Over at the boxing, the tale is a similarly disappointing one. The Olympic version of the sport has become sadly underwhelming, in some cases a mere stop-over en route to a professional career. The amateur format has left competitors, let alone viewers, raging. “Olympic boxing is not boxing; it is tag,” Trinidad & Tobago’s Carlos Suarez fumed after his defeat to Turkey’s Ferhat Pehlivan in the Round of 32. “Those aren’t punches; I didn’t feel none of them. This guy’s falling over ten times in the fight, but I get a point taken away.” There’s little doubt the crowd at the ExCel Arena would rather have cheered Amir Khan on than see him cheer with them, from his ringside seat next to the Prime Minister. His chance, alas, has come and gone.

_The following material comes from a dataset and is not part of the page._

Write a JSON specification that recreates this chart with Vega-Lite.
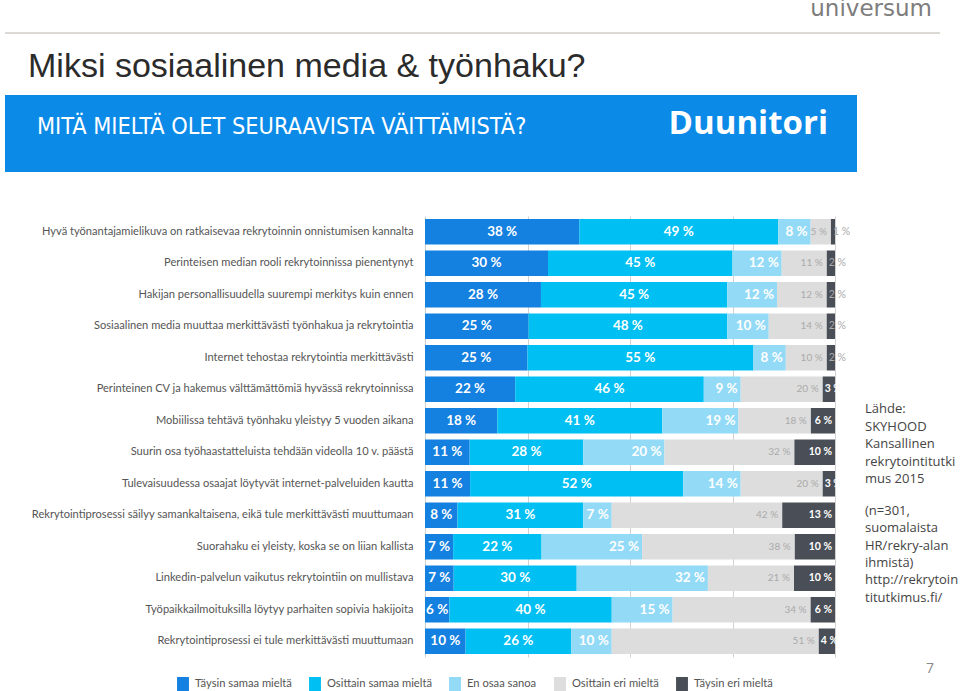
{
  "$schema": "https://vega.github.io/schema/vega-lite/v6.json",
  "background": "white",
  "padding": {"left": 5, "top": -2, "right": 0, "bottom": 0},
  "config": {"view": {"stroke": null}, "font": "Lato", "title": {"fontWeight": "normal"}},
  "datasets": {
    "answers": [
      {"q": "Hyvä työnantajamielikuva on ratkaisevaa rekrytoinnin onnistumisen kannalta", "Täysin samaa mieltä": 38, "Osittain samaa mieltä": 49, "En osaa sanoa": 8, "Osittain eri mieltä": 5, "Täysin eri mieltä": 1},
      {"q": "Perinteisen median rooli rekrytoinnissa pienentynyt", "Täysin samaa mieltä": 30, "Osittain samaa mieltä": 45, "En osaa sanoa": 12, "Osittain eri mieltä": 11, "Täysin eri mieltä": 2},
      {"q": "Hakijan personallisuudella suurempi merkitys kuin ennen", "Täysin samaa mieltä": 28, "Osittain samaa mieltä": 45, "En osaa sanoa": 12, "Osittain eri mieltä": 12, "Täysin eri mieltä": 2},
      {"q": "Sosiaalinen media muuttaa merkittävästi työnhakua ja rekrytointia", "Täysin samaa mieltä": 25, "Osittain samaa mieltä": 48, "En osaa sanoa": 10, "Osittain eri mieltä": 14, "Täysin eri mieltä": 2},
      {"q": "Internet tehostaa rekrytointia merkittävästi", "Täysin samaa mieltä": 25, "Osittain samaa mieltä": 55, "En osaa sanoa": 8, "Osittain eri mieltä": 10, "Täysin eri mieltä": 2},
      {"q": "Perinteinen CV ja hakemus välttämättömiä hyvässä rekrytoinnissa", "Täysin samaa mieltä": 22, "Osittain samaa mieltä": 46, "En osaa sanoa": 9, "Osittain eri mieltä": 20, "Täysin eri mieltä": 3},
      {"q": "Mobiilissa tehtävä työnhaku yleistyy 5 vuoden aikana", "Täysin samaa mieltä": 18, "Osittain samaa mieltä": 41, "En osaa sanoa": 19, "Osittain eri mieltä": 18, "Täysin eri mieltä": 6},
      {"q": "Suurin osa työhaastatteluista tehdään videolla 10 v. päästä", "Täysin samaa mieltä": 11, "Osittain samaa mieltä": 28, "En osaa sanoa": 20, "Osittain eri mieltä": 32, "Täysin eri mieltä": 10},
      {"q": "Tulevaisuudessa osaajat löytyvät internet-palveluiden kautta", "Täysin samaa mieltä": 11, "Osittain samaa mieltä": 52, "En osaa sanoa": 14, "Osittain eri mieltä": 20, "Täysin eri mieltä": 3},
      {"q": "Rekrytointiprosessi säilyy samankaltaisena, eikä tule merkittävästi muuttumaan", "Täysin samaa mieltä": 8, "Osittain samaa mieltä": 31, "En osaa sanoa": 7, "Osittain eri mieltä": 42, "Täysin eri mieltä": 13},
      {"q": "Suorahaku ei yleisty, koska se on liian kallista", "Täysin samaa mieltä": 7, "Osittain samaa mieltä": 22, "En osaa sanoa": 25, "Osittain eri mieltä": 38, "Täysin eri mieltä": 10},
      {"q": "Linkedin-palvelun vaikutus rekrytointiin on mullistava", "Täysin samaa mieltä": 7, "Osittain samaa mieltä": 30, "En osaa sanoa": 32, "Osittain eri mieltä": 21, "Täysin eri mieltä": 10},
      {"q": "Työpaikkailmoituksilla löytyy parhaiten sopivia hakijoita", "Täysin samaa mieltä": 6, "Osittain samaa mieltä": 40, "En osaa sanoa": 15, "Osittain eri mieltä": 34, "Täysin eri mieltä": 6},
      {"q": "Rekrytointiprosessi ei tule merkittävästi muuttumaan", "Täysin samaa mieltä": 10, "Osittain samaa mieltä": 26, "En osaa sanoa": 10, "Osittain eri mieltä": 51, "Täysin eri mieltä": 4}
    ],
    "cats": [
      {"c": "Täysin samaa mieltä", "o": 1},
      {"c": "Osittain samaa mieltä", "o": 2},
      {"c": "En osaa sanoa", "o": 3},
      {"c": "Osittain eri mieltä", "o": 4},
      {"c": "Täysin eri mieltä", "o": 5}
    ]
  },
  "spacing": 16,
  "vconcat": [
    {
      "width": 935,
      "height": 2,
      "view": {"fill": "#dcd9d5", "stroke": null},
      "data": {"values": [{"k": "u", "t": "universum"}]},
      "mark": {"type": "text", "align": "right", "baseline": "alphabetic", "font": "DejaVu Sans", "fontSize": 23, "color": "#7d7d7d"},
      "encoding": {
        "x": {"field": "k", "type": "nominal", "axis": null, "scale": {"range": [927, 927], "padding": 0}},
        "y": {"field": "k", "type": "nominal", "axis": null, "scale": {"range": [-16, -16], "padding": 0}},
        "text": {"field": "t"}
      }
    },
    {
      "width": 852,
      "height": 77,
      "view": {"fill": "#0b8ae7", "stroke": null},
      "title": {"text": "Miksi sosiaalinen media & työnhaku?", "anchor": "start", "font": "Liberation Sans", "fontSize": 34, "color": "#2b2b2b", "baseline": "alphabetic", "offset": -16, "dx": 23},
      "data": {"values": [{"k": "a", "t": "MITÄ MIELTÄ OLET SEURAAVISTA VÄITTÄMISTÄ?"}, {"k": "b", "t": "Duunitori"}]},
      "encoding": {
        "x": {"field": "k", "type": "nominal", "axis": null, "scale": {"domain": ["a", "b"], "range": [32, 823], "padding": 0}},
        "text": {"field": "t"}
      },
      "layer": [
        {"transform": [{"filter": "datum.k == 'a'"}], "mark": {"type": "text", "align": "left", "baseline": "alphabetic", "font": "DejaVu Sans Condensed", "fontSize": 23.3, "color": "white"}},
        {"transform": [{"filter": "datum.k == 'b'"}], "mark": {"type": "text", "align": "right", "baseline": "alphabetic", "font": "Open Sans", "fontWeight": "bold", "fontSize": 33, "color": "white"}}
      ]
    },
    {
      "bounds": "flush",
      "spacing": 30,
      "hconcat": [
        {
          "width": 830,
          "height": 441,
          "data": {"name": "answers"},
          "transform": [
            {"fold": ["Täysin samaa mieltä", "Osittain samaa mieltä", "En osaa sanoa", "Osittain eri mieltä", "Täysin eri mieltä"], "as": ["c", "v"]},
            {"lookup": "c", "from": {"data": {"name": "cats"}, "key": "c", "fields": ["o"]}},
            {"stack": "v", "groupby": ["q"], "sort": [{"field": "o", "order": "ascending"}], "offset": "normalize", "as": ["x0", "x1"]}
          ],
          "encoding": {
            "y": {
              "field": "q", "type": "nominal",
              "sort": [
                "Hyvä työnantajamielikuva on ratkaisevaa rekrytoinnin onnistumisen kannalta",
                "Perinteisen median rooli rekrytoinnissa pienentynyt",
                "Hakijan personallisuudella suurempi merkitys kuin ennen",
                "Sosiaalinen media muuttaa merkittävästi työnhakua ja rekrytointia",
                "Internet tehostaa rekrytointia merkittävästi",
                "Perinteinen CV ja hakemus välttämättömiä hyvässä rekrytoinnissa",
                "Mobiilissa tehtävä työnhaku yleistyy 5 vuoden aikana",
                "Suurin osa työhaastatteluista tehdään videolla 10 v. päästä",
                "Tulevaisuudessa osaajat löytyvät internet-palveluiden kautta",
                "Rekrytointiprosessi säilyy samankaltaisena, eikä tule merkittävästi muuttumaan",
                "Suorahaku ei yleisty, koska se on liian kallista",
                "Linkedin-palvelun vaikutus rekrytointiin on mullistava",
                "Työpaikkailmoituksilla löytyy parhaiten sopivia hakijoita",
                "Rekrytointiprosessi ei tule merkittävästi muuttumaan"
              ],
              "scale": {"paddingInner": 0.19, "paddingOuter": 0.095},
              "axis": {"title": null, "domain": false, "ticks": false, "offset": -420, "labelPadding": 12, "labelLimit": 0, "labelFont": "Lato", "labelFontSize": 11.1, "labelColor": "#555555"}
            }
          },
          "layer": [
            {
              "mark": {"type": "bar"},
              "encoding": {
                "x": {"field": "x0", "type": "quantitative", "scale": {"domain": [0, 1], "range": [420, 830]},
                  "axis": {"orient": "top", "values": [0, 0.25, 0.5, 0.75, 1], "grid": true, "gridColor": "#d2d2d2", "labels": false, "ticks": false, "domain": false, "title": null, "minExtent": 28}},
                "x2": {"field": "x1"},
                "color": {
                  "field": "c", "type": "nominal",
                  "scale": {"domain": ["Täysin samaa mieltä", "Osittain samaa mieltä", "En osaa sanoa", "Osittain eri mieltä", "Täysin eri mieltä"],
                            "range": ["#1480e0", "#00bff3", "#93daf6", "#dddddd", "#4a4e56"]},
                  "legend": {"orient": "none", "legendX": 171, "legendY": 645, "direction": "horizontal", "title": null,
                    "symbolType": "M-0.85,-1H0.85V1H-0.85Z", "symbolSize": 196, "symbolStrokeWidth": 0,
                    "labelFont": "Lato", "labelFontSize": 11.2, "labelColor": "#555555", "labelOffset": 5, "columnPadding": 16}
                }
              }
            },
            {
              "transform": [
                {"filter": "datum.o <= 2"},
                {"fold": ["x0", "x1"], "as": ["edge", "pos"]},
                {"aggregate": [{"op": "mean", "field": "pos", "as": "xm"}], "groupby": ["q", "c", "o", "v"]}
              ],
              "mark": {"type": "text", "color": "white", "font": "Lato", "fontWeight": "bold", "fontSize": 13.5, "baseline": "middle", "align": "center", "text": {"expr": "datum.v + ' %'"}},
              "encoding": {"x": {"field": "xm", "type": "quantitative"}}
            },
            {
              "transform": [{"filter": "datum.o == 3"}],
              "mark": {"type": "text", "color": "white", "font": "Lato", "fontWeight": "bold", "fontSize": 13.5, "baseline": "middle", "align": "right", "dx": -3, "text": {"expr": "datum.v + ' %'"}},
              "encoding": {"x": {"field": "x1", "type": "quantitative"}}
            },
            {
              "transform": [{"filter": "datum.o == 4"}],
              "mark": {"type": "text", "color": "#aaaaaa", "font": "Lato", "fontSize": 10, "baseline": "middle", "align": "right", "dx": -4, "text": {"expr": "datum.v + ' %'"}},
              "encoding": {"x": {"field": "x1", "type": "quantitative"}}
            },
            {
              "transform": [{"filter": "datum.o == 5 && datum.v >= 6"}],
              "mark": {"type": "text", "color": "white", "font": "Lato", "fontWeight": "bold", "fontSize": 10.5, "baseline": "middle", "align": "right", "dx": -3, "text": {"expr": "datum.v + ' %'"}},
              "encoding": {"x": {"field": "x1", "type": "quantitative"}}
            },
            {
              "transform": [{"filter": "datum.o == 5 && datum.v >= 3 && datum.v < 6"}],
              "mark": {"type": "text", "color": "white", "font": "Lato", "fontWeight": "bold", "fontSize": 10.5, "baseline": "middle", "align": "left", "dx": 2, "text": {"expr": "datum.v + ' %'"}},
              "encoding": {"x": {"field": "x0", "type": "quantitative"}}
            },
            {
              "transform": [{"filter": "datum.o == 5 && datum.v < 3"}],
              "mark": {"type": "text", "color": "#aaaaaa", "font": "Lato", "fontSize": 10.5, "baseline": "middle", "align": "left", "dx": 2, "text": {"expr": "datum.v + ' %'"}},
              "encoding": {"x": {"field": "x0", "type": "quantitative"}}
            }
          ]
        },
        {
          "width": 90,
          "height": 441,
          "data": {"values": [
            {"k": "src", "p": 1, "t": "Lähde:\nSKYHOOD\nKansallinen\nrekrytointitutki\nmus 2015"},
            {"k": "src", "p": 2, "t": "(n=301,\nsuomalaista\nHR/rekry-alan\nihmistä)\nhttp://rekrytoin\ntitutkimus.fi/"},
            {"k": "page", "p": 3, "t": "7"}
          ]},
          "encoding": {
            "x": {"field": "k", "type": "nominal", "axis": null, "scale": {"domain": ["src", "page"], "range": [0, 65], "padding": 0}},
            "y": {"field": "k", "type": "nominal", "axis": null, "scale": {"domain": ["src", "page"], "range": [187, 453], "padding": 0}},
            "text": {"field": "t"}
          },
          "layer": [
            {"transform": [{"filter": "datum.p == 1"}], "mark": {"type": "text", "align": "left", "baseline": "top", "lineBreak": "\n", "lineHeight": 17.5, "font": "Open Sans", "fontSize": 13, "color": "#444444"}},
            {"transform": [{"filter": "datum.p == 2"}], "mark": {"type": "text", "align": "left", "baseline": "top", "dy": 102, "lineBreak": "\n", "lineHeight": 17.3, "font": "Open Sans", "fontSize": 13, "color": "#444444"}},
            {"transform": [{"filter": "datum.p == 3"}], "mark": {"type": "text", "align": "center", "baseline": "middle", "font": "Open Sans", "fontSize": 14, "color": "#8a8a8a"}}
          ]
        }
      ]
    }
  ]
}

In America, those in favour of sending an under-23 basketball side (it would still be no mean unit; Durant, Westbrook and Harden featured in the NBA finals, and would all be eligible this time) to the Games argue that the NBA’s celebrities don’t really care about the Olympics, and it is their half-hearted participation that actually devalues the event.

But that decision should not be the public’s to make. It should be, as Kobe Bryant said, the player’s choice alone. Besides, as he and many of his millionaire NBA colleagues have repeatedly insisted, they all wanted to be in London.

“Whether they happen to be 35 or 37 or 27 or 19,” Larry Probst, the chairman of the U.S. Olympic Committee, told the Associated Press, “I’d like to see us field the very best team that we can put on the court. And I’d like to see them play the very best teams from other countries.”

This time, Bryant and his celebrated colleagues fulfilled their gold medal destiny (yet again), prevailing in a corker of a final with Spain. And it was not as though the Americans were advantaged in some way and strolled through the competition: Lithuania and Spain — both well-represented in the NBA — ran them close, only the best team in the world won.